Unions Push F.T.C. to Study if Amazon Warps the Economy

In their 2018 contract negotiations, UPS and the Teamsters agreed to create a new job type, with lower pay, to service demand for weekend e-commerce deliveries, a trade-off that some union members resisted.

In their petition, the unions ask the F.T.C. to study whether Amazon forces its third-party merchants to buy its delivery fulfillment services if they want to rank high and succeed on the site, a move that they say could harm competing shipping and logistics providers.

Amazon said its fulfillment services were optional, but many sellers loved them “because it gives them peace of mind knowing that shipping logistics and customer service are taken care of 24-7, year-round,” a spokesman, Jack Evans, said in a statement.

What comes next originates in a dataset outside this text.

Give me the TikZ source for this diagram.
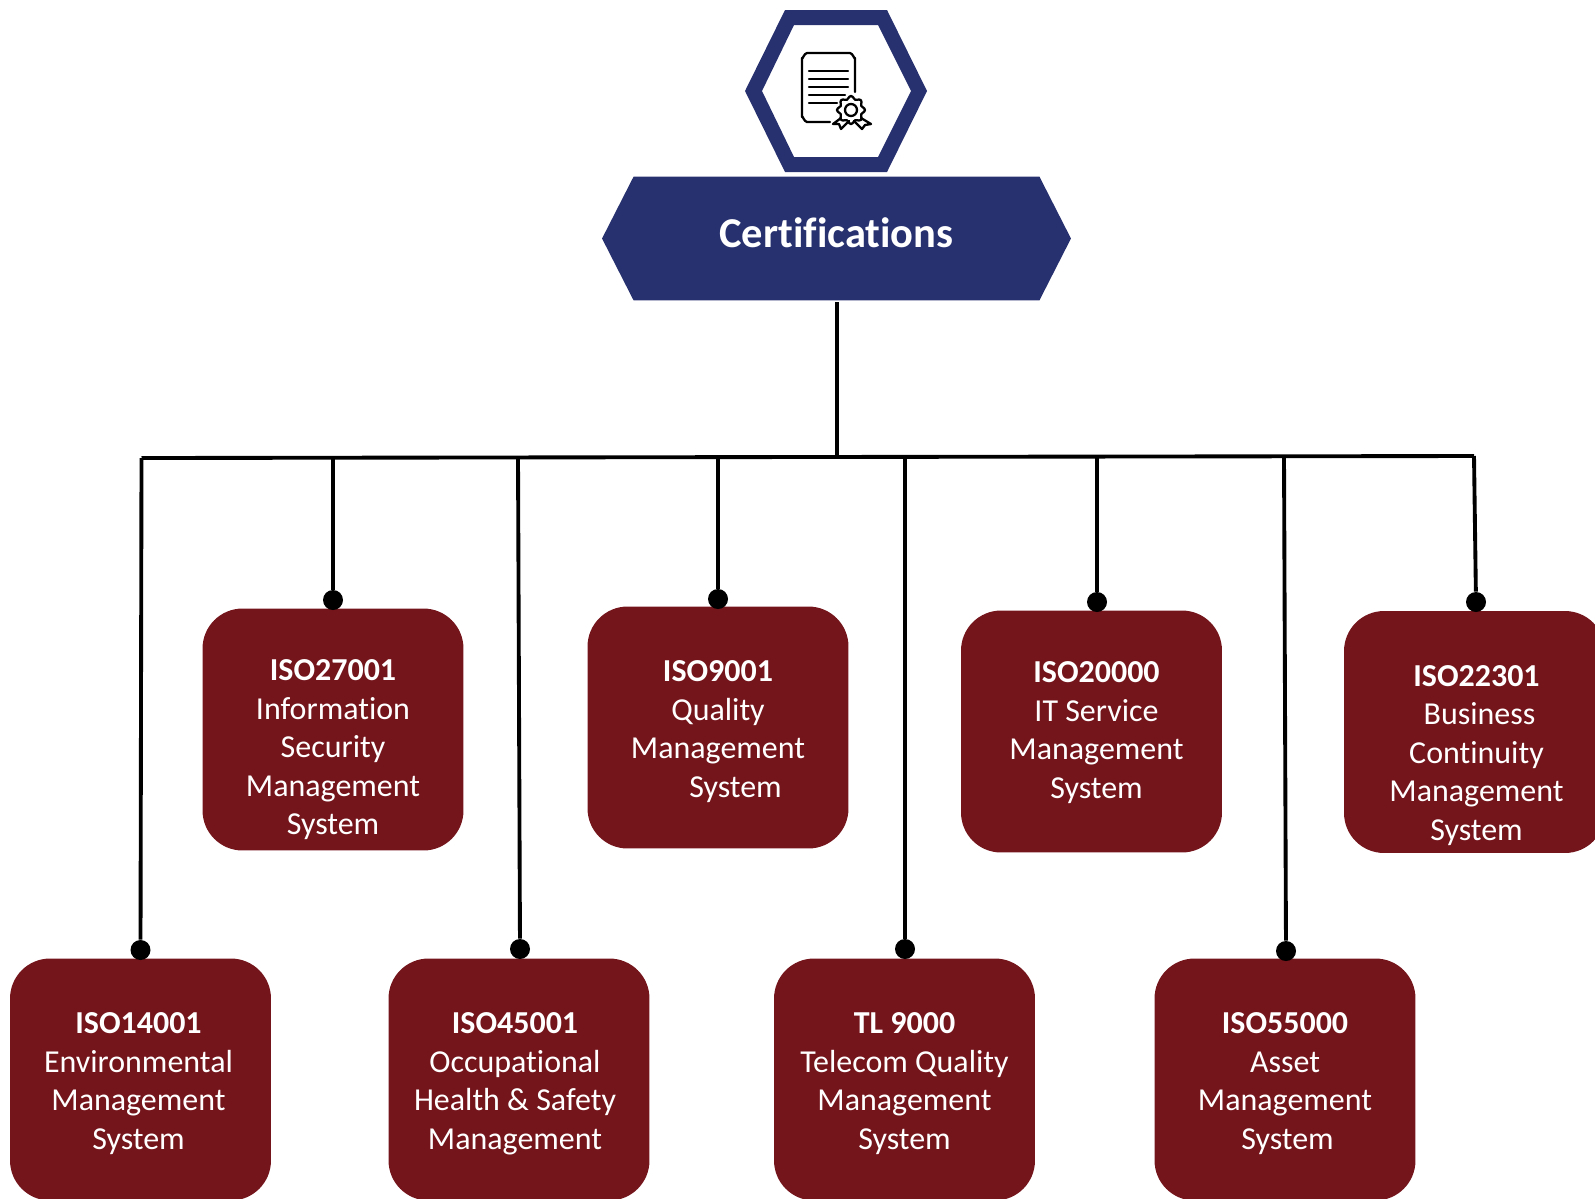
\documentclass[tikz,border=0pt]{standalone}
\usepackage{fontspec}
\setmainfont{Carlito}[Ligatures=NoCommon]
\definecolor{certnavy}{RGB}{39, 49, 111}
\definecolor{isored}{RGB}{116, 20, 27}
\usetikzlibrary{shapes.symbols, positioning, calc}
\newcommand{\isotext}[2][0cm]{\hspace*{#1}\begin{tabular}{@{}c@{}}\rule{0pt}{0.71cm}#2\end{tabular}}
\tikzset{
    isobox/.style={rectangle, rounded corners=0.8cm, fill=isored, text=white, inner sep=0pt,
                   minimum width=5.22cm, minimum height=4.84cm,
                   font=\fontsize{18.2}{21.9}\selectfont},
    certbanner/.style={signal, signal to=west and east, signal pointer angle=126, fill=certnavy, text=white,
                   minimum width=9.38cm, minimum height=2.48cm, inner sep=0pt,
                   font=\fontsize{24.2}{29}\selectfont\bfseries},
    busline/.style={line width=2.2pt, black},
    busdot/.style={circle, fill=black, inner sep=0pt, minimum size=0.4cm},
    iconline/.style={line width=1.3pt, black, line join=round, line cap=round},
}
\begin{document}
\begin{tikzpicture}[x=0.02cm, y=-0.02cm]
    \useasboundingbox (0,0) rectangle (1595,1198);
    % badge on top
    \fill[certnavy, even odd rule] (745,91) -- (785,10) -- (887,10) -- (927,91) -- (887,172) -- (785,172) -- cycle
        (762,91) -- (794,25) -- (878,25) -- (911,91) -- (878,157) -- (794,157) -- cycle;
    \draw[iconline] (830,122) -- (807,122) to[out=180, in=90] (802,117) -- (802,58) to[out=-90, in=180] (807,53)
        -- (850,53) to[out=0, in=-90] (855,58) -- (855,92);
    \draw[iconline] (809,71) -- (848,71);
    \draw[iconline] (809,79) -- (848,79);
    \draw[iconline] (809,87) -- (848,87);
    \draw[iconline] (809,95) -- (845,95);
    \draw[iconline] (809,103) -- (837,103);
    \draw[iconline] plot[domain=0:360, samples=49, smooth] ({851+(12.5+1.5*cos(8*\x))*cos(\x)}, {110+(12.5+1.5*cos(8*\x))*sin(\x)});
    \draw[iconline] (851,110) circle [radius=6];
    \draw[iconline] (841,118) -- (833,124) -- (839,124) -- (841,129) -- (849,121);
    \draw[iconline] (861,118) -- (871,124) -- (865,125) -- (862,129) -- (854,121);

    \node[certbanner] (cert) at (836.5,238.5) {\rule[-0.25cm]{0pt}{0.1cm}Certifications};

    \node[isobox] (iso14001) at (140.5,1079.5) {\isotext[-0.08cm]{\textbf{ISO14001}\\Environmental\\Management\\System}};
    \node[isobox] (iso27001) at (333,729.5) {\isotext{\rule{0pt}{1.36cm}\textbf{ISO27001}\\Information\\Security\\Management\\System}};
    \node[isobox] (iso45001) at (519,1079.5) {\isotext[-0.16cm]{\textbf{ISO45001}\\Occupational\\Health \& Safety\\Management}};
    \node[isobox] (iso9001) at (718,727.5) {\isotext{\textbf{ISO9001}\\Quality\\Management\\\hspace*{0.7cm}System}};
    \node[isobox] (tl9000) at (904.5,1079.5) {\isotext{\textbf{TL 9000}\\Telecom Quality\\Management\\System}};
    \node[isobox] (iso20000) at (1091.5,731.5) {\isotext[0.2cm]{\textbf{ISO20000}\\IT Service\\Management\\\rule[-0.35cm]{0pt}{0.1cm}System}};
    \node[isobox] (iso55000) at (1285,1079.5) {\isotext{\textbf{ISO55000}\\Asset\\Management\\\hspace*{0.1cm}System}};
    \node[isobox] (iso22301) at (1474.5,732) {\isotext[0.08cm]{\rule{0pt}{1.48cm}\textbf{ISO22301}\\\hspace*{0.12cm}Business\\Continuity\\Management\\System}};

    \node[busdot] (dot14001) at (140.5,950) {};
    \node[busdot] (dot27001) at (333,600) {};
    \node[busdot] (dot45001) at (520,949) {};
    \node[busdot] (dot9001) at (718,599) {};
    \node[busdot] (dottl) at (905,949) {};
    \node[busdot] (dot20000) at (1097,602) {};
    \node[busdot] (dot55000) at (1286,951) {};
    \node[busdot] (dot22301) at (1476,602) {};

    \coordinate (busl) at (141.5,458);
    \coordinate (busr) at (1474,456);
    \coordinate (hub) at (837,457);

    \draw[busline] (837,302) -- (hub);
    \draw[busline] (busl) -- (busr);
    \draw[busline] (busl) -- (dot14001);
    \draw[busline] (333,457) -- (dot27001);
    \draw[busline] (518,457) -- (dot45001);
    \draw[busline] (718,457) -- (dot9001);
    \draw[busline] (905,457) -- (dottl);
    \draw[busline] (1097,457) -- (dot20000);
    \draw[busline] (1284,457) -- (dot55000);
    \draw[busline] (busr) -- (dot22301);
\end{tikzpicture}
\end{document}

A spokeswoman for the F.T.C., Betsy Lordan, said the agency had received the labor groups’ petition.

In 2000, the Communications Workers of America tried to organize Amazon’s customer service workers, as an outgrowth of its work with the telecom industry. The company pushed back, and the unionization effort failed.

The union has since followed how the company affects its industries. It represents workers in AT&T’s retail stores, which compete with Amazon for phone sales, for example, and the union in January announced plans to organize tech workers, starting with people in the gaming industry.

Tom Smith, head organizer at the communication workers’ union, said it turned to the F.T.C. because much about Amazon’s business is still a mystery, even to a union that has followed it for two decades. “We see a company that we know very little about, that is very secretive, that there are just tons of unknowns,” Mr. Smith said.